Open Graph and Twitter Card meta tags control how your pages appear when shared, but they also publish structured data into the page source where any scraper can read it. It is easy to leak a contact email, a phone number, a staff name, or an internal asset path into these tags without noticing. This auditor parses the tags you paste and flags the patterns most likely to over-expose content.
How it works
The tool parses your pasted HTML with the browser’s own parser and collects every <meta> element whose property or name begins with og:, article:, profile:, book:, or twitter:. It then runs each tag’s value through a set of privacy heuristics:
- Direct contact data —
og:email,og:phone_number, and any value matching an email or phone pattern. - Location data —
og:latitude,og:longitude,place:location:*, and similar geolocation properties. - Personal names —
article:author,profile:first_name,profile:last_name,og:profile, and author-style values. - Infrastructure leakage —
og:image,og:url, andog:videoURLs whose path looks like an internal upload path, contains a numeric user ID, exposes a cloud bucket host, or uses a non-public CDN pattern.

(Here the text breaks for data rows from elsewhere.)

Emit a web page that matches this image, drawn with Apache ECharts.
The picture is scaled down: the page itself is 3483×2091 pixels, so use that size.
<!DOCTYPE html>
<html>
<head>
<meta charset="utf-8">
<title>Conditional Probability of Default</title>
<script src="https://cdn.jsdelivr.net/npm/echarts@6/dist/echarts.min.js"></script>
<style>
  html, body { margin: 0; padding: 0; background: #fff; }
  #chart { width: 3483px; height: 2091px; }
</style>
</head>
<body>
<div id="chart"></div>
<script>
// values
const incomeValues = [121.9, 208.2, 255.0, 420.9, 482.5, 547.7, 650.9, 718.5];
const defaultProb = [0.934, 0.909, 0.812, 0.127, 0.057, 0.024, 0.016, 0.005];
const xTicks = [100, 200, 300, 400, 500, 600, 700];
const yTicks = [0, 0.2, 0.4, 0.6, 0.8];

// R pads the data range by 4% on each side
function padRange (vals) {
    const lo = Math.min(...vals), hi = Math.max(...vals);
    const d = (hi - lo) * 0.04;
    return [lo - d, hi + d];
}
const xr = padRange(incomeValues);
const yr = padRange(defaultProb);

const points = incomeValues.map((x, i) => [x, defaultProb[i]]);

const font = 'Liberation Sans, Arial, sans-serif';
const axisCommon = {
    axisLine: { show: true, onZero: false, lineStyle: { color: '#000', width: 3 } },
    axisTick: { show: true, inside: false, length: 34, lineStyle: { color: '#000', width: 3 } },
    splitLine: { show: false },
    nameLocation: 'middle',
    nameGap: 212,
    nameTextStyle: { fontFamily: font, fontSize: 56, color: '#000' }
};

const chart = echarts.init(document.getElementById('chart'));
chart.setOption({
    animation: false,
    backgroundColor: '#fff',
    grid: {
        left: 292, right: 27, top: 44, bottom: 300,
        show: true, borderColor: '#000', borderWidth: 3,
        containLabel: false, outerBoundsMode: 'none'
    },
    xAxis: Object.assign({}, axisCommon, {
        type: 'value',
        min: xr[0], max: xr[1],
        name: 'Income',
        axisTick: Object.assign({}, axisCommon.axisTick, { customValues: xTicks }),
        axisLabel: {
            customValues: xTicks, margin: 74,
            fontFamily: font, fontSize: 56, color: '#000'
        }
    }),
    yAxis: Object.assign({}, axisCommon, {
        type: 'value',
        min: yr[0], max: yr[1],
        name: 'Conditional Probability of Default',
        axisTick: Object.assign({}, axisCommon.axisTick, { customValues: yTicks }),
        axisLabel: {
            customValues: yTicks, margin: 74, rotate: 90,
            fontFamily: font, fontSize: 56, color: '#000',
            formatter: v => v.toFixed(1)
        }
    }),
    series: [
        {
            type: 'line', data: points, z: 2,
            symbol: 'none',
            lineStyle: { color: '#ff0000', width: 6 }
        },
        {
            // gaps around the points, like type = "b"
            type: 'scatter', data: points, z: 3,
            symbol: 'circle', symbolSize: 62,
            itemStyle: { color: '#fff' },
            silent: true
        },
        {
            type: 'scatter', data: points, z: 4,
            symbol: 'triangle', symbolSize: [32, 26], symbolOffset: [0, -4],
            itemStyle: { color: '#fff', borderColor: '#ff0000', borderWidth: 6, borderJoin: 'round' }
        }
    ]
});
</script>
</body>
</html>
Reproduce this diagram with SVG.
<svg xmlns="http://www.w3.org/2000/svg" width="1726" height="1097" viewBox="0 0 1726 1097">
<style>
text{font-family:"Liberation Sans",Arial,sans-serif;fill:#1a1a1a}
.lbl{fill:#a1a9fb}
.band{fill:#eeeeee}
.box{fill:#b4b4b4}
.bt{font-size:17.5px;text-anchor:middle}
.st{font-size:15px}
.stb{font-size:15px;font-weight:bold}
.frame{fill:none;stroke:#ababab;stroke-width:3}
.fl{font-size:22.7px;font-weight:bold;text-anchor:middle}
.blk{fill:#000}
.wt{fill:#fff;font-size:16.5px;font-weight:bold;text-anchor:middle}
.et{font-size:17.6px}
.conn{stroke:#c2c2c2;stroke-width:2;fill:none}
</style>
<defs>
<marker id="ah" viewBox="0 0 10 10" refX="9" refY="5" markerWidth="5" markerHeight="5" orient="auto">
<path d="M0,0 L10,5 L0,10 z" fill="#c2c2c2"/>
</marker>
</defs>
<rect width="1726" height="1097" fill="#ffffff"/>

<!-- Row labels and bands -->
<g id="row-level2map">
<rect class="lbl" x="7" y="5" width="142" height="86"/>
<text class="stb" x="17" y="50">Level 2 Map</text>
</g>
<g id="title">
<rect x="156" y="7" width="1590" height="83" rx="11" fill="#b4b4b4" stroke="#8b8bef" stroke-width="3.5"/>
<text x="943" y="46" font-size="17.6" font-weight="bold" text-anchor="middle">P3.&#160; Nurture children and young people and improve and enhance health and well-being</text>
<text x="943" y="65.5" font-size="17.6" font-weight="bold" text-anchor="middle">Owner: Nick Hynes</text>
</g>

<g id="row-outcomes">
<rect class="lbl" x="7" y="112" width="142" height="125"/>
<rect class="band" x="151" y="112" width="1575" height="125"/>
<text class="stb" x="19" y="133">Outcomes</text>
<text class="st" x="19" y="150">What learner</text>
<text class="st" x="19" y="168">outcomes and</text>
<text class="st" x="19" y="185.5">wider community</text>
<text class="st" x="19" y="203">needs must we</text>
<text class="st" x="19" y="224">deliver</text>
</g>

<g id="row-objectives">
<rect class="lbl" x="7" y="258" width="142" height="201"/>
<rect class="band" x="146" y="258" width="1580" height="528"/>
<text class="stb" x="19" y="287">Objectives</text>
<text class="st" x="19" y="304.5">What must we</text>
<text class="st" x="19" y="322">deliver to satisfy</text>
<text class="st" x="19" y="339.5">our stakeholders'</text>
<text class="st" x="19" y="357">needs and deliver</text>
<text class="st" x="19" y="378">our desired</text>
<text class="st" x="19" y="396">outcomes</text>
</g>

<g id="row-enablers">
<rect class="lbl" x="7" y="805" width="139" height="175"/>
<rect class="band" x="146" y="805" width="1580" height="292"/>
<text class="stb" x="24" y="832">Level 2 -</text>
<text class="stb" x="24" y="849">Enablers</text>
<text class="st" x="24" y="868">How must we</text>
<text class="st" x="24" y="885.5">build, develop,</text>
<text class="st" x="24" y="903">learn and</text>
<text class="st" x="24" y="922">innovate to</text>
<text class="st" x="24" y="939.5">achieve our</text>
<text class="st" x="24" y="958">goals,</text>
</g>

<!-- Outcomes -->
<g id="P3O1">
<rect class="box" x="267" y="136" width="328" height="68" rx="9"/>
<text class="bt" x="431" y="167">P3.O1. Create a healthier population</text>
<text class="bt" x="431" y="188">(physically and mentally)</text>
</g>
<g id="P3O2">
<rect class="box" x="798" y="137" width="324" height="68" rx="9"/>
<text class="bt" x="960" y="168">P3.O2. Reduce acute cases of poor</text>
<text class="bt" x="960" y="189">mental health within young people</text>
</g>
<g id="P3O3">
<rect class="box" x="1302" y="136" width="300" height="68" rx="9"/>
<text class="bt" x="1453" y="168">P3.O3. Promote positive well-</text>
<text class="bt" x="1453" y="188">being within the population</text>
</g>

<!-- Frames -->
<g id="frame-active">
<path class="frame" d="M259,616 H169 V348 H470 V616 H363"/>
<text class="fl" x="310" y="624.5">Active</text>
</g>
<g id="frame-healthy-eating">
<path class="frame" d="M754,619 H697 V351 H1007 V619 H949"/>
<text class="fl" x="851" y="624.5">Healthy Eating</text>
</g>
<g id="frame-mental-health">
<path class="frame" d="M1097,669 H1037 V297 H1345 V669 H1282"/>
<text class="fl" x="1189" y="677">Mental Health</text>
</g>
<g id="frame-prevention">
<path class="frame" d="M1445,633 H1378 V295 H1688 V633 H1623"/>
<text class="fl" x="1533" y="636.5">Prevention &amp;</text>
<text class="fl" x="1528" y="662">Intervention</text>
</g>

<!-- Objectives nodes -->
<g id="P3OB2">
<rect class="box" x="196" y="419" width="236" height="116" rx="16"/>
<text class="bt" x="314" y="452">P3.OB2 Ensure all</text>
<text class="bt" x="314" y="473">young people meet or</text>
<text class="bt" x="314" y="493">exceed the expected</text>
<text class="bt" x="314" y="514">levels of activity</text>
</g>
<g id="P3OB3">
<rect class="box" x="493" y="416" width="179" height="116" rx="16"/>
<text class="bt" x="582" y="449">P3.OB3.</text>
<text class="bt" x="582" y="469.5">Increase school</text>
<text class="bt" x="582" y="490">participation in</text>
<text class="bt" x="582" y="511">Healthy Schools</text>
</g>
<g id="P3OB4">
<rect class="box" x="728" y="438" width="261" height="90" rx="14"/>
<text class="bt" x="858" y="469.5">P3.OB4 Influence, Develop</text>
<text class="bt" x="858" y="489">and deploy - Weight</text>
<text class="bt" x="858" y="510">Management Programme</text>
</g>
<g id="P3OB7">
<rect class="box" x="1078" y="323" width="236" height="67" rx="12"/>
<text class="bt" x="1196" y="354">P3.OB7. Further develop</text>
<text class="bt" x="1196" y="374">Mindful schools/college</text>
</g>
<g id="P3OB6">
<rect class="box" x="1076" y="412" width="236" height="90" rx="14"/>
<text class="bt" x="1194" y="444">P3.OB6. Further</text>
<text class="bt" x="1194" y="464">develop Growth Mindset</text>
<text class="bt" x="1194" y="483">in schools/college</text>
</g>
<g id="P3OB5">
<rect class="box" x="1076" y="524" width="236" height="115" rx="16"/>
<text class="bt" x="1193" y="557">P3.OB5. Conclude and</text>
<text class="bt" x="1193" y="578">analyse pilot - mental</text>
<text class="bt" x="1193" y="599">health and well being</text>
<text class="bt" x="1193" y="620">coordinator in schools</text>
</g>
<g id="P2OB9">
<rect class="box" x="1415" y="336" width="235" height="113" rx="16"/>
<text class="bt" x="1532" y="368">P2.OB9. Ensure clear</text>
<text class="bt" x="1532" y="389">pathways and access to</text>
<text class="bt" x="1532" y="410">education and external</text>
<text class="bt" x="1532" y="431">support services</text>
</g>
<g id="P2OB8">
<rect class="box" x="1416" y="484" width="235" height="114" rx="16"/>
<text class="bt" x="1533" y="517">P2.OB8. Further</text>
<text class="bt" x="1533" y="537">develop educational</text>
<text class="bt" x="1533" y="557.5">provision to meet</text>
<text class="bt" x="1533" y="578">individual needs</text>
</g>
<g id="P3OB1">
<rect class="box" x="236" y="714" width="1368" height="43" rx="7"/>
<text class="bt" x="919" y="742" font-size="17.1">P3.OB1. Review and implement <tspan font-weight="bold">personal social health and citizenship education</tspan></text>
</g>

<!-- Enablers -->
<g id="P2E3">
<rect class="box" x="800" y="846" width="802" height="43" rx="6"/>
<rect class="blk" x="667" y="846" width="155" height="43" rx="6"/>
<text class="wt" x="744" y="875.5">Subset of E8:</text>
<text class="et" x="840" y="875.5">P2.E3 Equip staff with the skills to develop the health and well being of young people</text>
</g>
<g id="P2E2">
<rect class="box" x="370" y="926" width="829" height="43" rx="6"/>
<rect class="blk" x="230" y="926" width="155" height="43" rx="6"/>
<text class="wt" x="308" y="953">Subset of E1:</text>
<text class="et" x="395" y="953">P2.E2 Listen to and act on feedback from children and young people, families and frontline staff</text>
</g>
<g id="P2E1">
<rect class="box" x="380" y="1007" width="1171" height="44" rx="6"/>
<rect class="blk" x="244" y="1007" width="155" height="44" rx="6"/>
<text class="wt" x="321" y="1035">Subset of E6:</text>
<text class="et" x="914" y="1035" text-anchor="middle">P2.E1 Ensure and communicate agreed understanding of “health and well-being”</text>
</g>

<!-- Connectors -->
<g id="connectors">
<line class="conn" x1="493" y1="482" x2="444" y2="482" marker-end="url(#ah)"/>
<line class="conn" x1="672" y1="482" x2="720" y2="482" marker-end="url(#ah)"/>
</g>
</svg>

Each match is reported with the offending tag and a one-line reason. The check is heuristic by design: it surfaces candidates for a human to confirm rather than asserting a definite breach.
Example
Given:
<meta property="og:email" content="[email protected]" />
<meta property="og:image" content="https://internal-cdn.example.s3.amazonaws.com/users/4821/avatar.png" />
The auditor flags the first tag for publishing a direct contact address into the page source, and the second for an image URL that exposes a raw S3 bucket host and a numeric user ID in the path, which a scraper could enumerate.
Tips and notes
- Move contact details into a server-side form or an obfuscated, rate-limited endpoint rather than a public meta tag.
- Serve social preview images from a neutral public path or a dedicated image proxy so the URL reveals nothing about your storage.
- Re-run the audit on staging just before launch — preview tags are often added late and rarely reviewed.
- All parsing is local; the tool never fetches or uploads anything.